Goal of the exercise
Give the number of lines that include the word "this", nothing more.

Records provided
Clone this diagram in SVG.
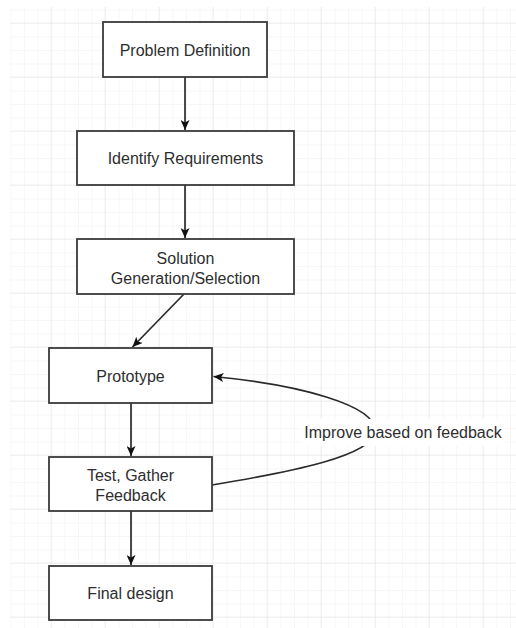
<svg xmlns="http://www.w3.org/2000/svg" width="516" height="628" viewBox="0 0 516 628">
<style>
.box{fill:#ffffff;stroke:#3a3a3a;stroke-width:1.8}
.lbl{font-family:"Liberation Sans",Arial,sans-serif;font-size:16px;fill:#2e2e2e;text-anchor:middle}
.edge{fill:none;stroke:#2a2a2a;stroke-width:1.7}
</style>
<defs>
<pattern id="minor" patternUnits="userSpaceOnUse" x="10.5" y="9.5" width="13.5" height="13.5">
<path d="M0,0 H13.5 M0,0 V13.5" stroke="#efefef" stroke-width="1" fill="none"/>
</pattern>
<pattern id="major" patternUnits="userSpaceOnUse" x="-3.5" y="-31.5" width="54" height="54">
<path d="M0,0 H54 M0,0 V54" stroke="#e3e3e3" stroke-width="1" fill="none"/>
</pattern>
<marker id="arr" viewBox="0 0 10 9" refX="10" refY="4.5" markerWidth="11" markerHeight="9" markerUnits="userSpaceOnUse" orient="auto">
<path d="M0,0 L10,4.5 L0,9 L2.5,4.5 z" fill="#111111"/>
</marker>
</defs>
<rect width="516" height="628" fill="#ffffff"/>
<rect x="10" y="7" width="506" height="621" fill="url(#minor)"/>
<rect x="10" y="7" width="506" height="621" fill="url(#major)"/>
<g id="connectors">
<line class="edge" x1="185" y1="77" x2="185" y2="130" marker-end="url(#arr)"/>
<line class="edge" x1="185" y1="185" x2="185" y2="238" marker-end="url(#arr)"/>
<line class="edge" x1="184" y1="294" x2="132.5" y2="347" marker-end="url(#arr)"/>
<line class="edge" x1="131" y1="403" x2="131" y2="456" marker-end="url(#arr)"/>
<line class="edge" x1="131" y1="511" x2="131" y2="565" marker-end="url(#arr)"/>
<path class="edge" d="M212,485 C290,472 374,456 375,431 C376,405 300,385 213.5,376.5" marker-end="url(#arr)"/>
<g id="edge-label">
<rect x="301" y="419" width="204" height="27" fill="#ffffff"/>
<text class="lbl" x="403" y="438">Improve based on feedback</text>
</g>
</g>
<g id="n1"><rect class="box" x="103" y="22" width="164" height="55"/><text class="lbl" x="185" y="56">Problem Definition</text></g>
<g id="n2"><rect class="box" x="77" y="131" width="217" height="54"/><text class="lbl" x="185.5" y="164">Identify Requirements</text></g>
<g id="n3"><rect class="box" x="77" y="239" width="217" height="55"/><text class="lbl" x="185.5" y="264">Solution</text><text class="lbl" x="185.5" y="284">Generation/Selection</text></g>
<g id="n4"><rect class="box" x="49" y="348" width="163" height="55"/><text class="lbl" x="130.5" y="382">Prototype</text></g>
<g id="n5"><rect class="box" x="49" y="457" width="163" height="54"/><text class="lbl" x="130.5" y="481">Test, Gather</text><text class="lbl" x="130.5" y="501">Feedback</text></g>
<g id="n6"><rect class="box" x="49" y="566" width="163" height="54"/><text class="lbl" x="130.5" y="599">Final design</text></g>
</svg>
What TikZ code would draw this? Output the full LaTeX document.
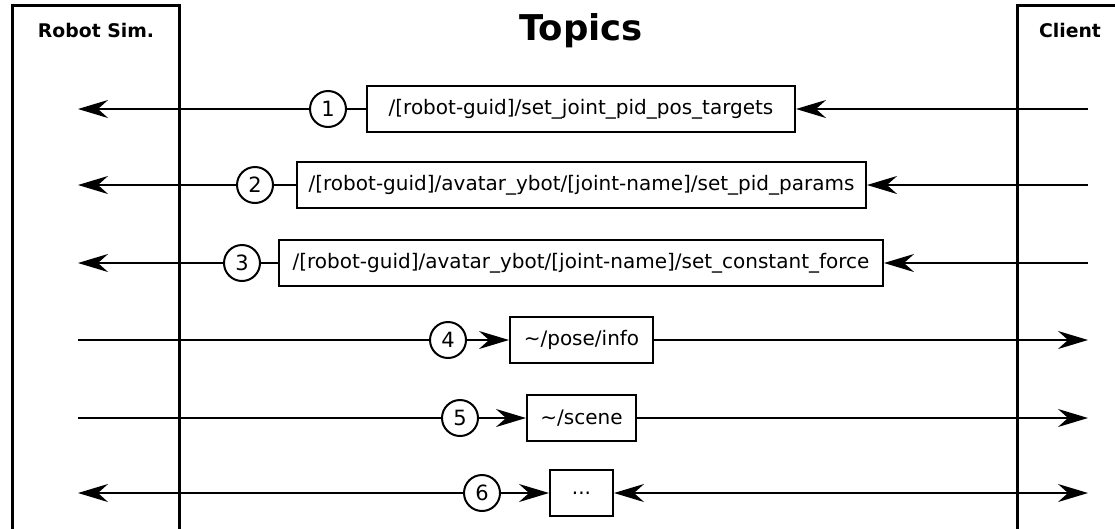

Complete response
2